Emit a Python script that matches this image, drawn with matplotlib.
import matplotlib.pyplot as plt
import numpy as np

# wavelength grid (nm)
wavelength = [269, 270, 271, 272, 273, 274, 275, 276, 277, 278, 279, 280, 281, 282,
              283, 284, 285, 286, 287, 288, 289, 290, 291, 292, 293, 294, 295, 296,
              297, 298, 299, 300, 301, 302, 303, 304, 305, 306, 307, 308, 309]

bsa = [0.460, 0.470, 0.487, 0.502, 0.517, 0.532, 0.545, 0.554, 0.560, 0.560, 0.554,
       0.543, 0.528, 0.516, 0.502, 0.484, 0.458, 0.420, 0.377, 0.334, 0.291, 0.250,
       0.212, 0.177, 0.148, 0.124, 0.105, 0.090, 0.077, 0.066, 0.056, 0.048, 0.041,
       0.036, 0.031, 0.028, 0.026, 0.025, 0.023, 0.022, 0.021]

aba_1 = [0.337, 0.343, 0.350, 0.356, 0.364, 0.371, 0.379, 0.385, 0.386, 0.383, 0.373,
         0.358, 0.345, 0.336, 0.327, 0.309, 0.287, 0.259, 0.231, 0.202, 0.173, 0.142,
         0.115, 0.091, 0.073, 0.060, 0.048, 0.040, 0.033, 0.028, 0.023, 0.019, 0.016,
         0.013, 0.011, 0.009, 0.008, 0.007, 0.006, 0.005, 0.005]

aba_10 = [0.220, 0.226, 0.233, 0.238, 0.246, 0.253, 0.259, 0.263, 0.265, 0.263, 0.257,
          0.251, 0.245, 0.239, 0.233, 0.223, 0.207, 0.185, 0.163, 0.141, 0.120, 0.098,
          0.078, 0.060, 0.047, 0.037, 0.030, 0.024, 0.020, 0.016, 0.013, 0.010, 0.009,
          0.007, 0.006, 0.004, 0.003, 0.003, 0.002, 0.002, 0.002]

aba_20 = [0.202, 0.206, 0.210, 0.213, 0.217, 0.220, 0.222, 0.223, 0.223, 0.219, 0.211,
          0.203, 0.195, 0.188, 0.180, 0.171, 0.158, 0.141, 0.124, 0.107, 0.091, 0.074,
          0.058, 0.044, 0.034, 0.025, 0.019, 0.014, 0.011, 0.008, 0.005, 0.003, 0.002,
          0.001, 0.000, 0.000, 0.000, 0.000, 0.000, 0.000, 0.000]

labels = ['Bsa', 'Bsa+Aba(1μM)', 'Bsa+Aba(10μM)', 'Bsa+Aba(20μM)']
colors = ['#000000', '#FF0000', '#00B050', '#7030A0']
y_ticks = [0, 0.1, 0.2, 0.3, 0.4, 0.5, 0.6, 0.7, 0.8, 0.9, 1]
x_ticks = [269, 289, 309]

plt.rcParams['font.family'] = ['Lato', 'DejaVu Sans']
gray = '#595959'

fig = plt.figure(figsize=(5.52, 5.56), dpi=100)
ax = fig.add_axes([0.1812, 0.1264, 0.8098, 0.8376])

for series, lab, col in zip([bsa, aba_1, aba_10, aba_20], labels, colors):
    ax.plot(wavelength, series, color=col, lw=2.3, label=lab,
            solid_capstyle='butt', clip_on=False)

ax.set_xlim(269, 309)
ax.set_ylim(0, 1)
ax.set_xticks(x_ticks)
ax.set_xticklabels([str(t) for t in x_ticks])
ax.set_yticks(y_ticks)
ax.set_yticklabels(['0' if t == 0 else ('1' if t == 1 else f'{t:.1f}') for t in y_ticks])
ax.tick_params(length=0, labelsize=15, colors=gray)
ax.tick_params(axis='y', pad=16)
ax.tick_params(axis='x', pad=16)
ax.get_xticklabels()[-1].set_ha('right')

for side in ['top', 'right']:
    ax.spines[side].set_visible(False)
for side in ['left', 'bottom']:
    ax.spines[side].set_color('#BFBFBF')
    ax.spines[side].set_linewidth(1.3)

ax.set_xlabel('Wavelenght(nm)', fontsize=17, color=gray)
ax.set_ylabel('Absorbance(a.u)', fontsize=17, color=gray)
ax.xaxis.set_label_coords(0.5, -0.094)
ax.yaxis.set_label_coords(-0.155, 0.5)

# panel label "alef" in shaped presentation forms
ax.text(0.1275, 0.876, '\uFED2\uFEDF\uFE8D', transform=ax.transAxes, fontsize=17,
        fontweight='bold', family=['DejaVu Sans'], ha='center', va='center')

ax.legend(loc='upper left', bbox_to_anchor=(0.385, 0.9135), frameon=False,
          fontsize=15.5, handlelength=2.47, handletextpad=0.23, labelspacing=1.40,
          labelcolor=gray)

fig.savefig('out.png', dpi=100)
== == ==
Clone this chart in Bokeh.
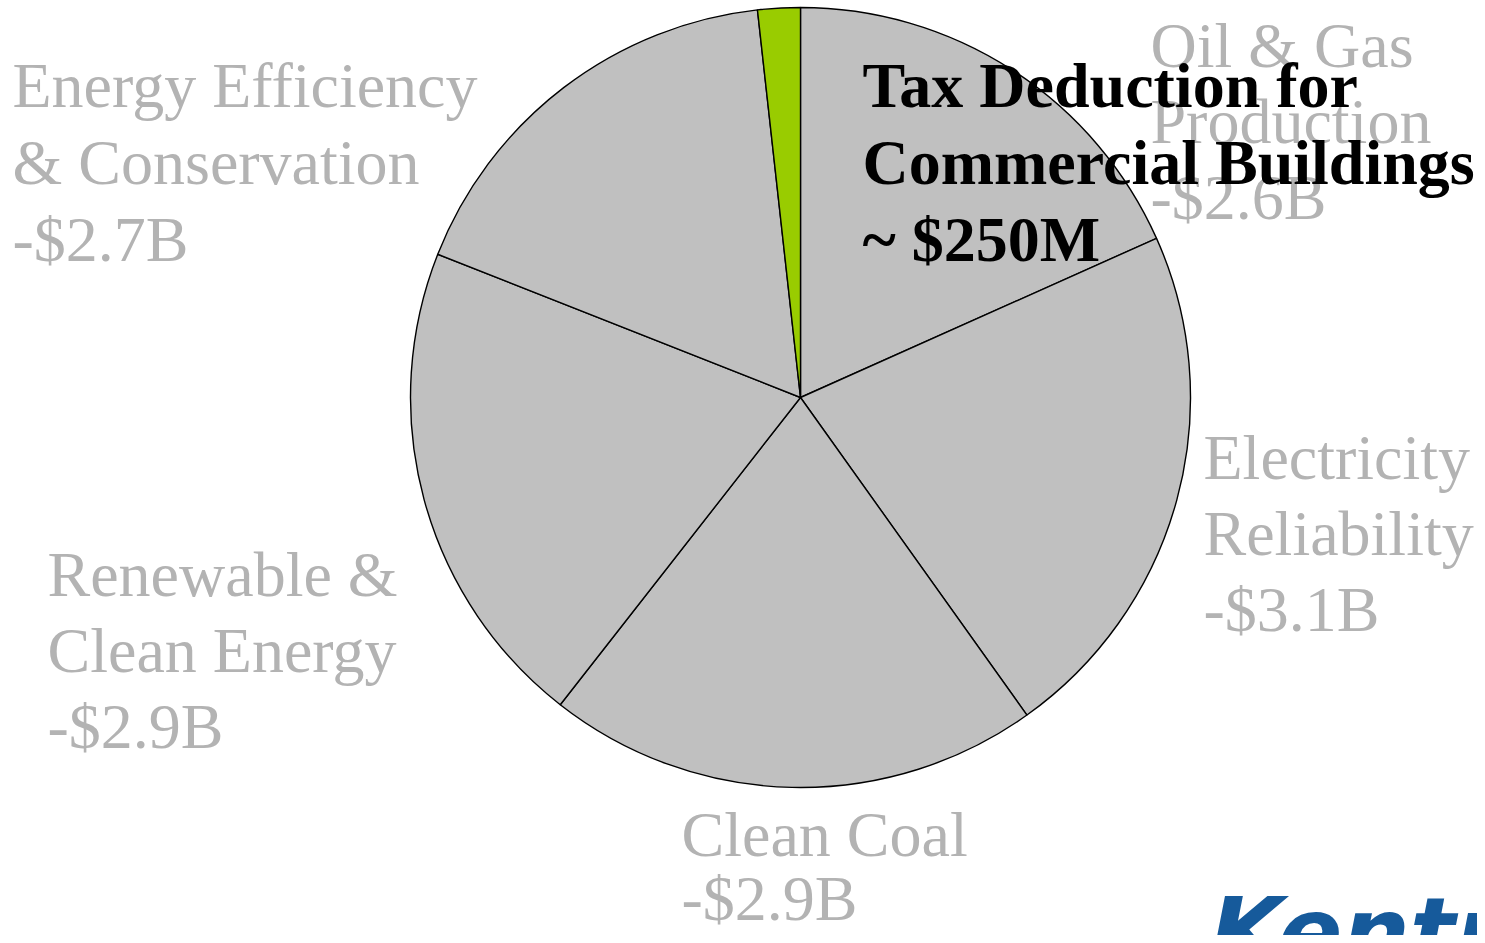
== == ==
Of the lines in the material, how many contain the word "this"? Reply with the number and nothing else.

2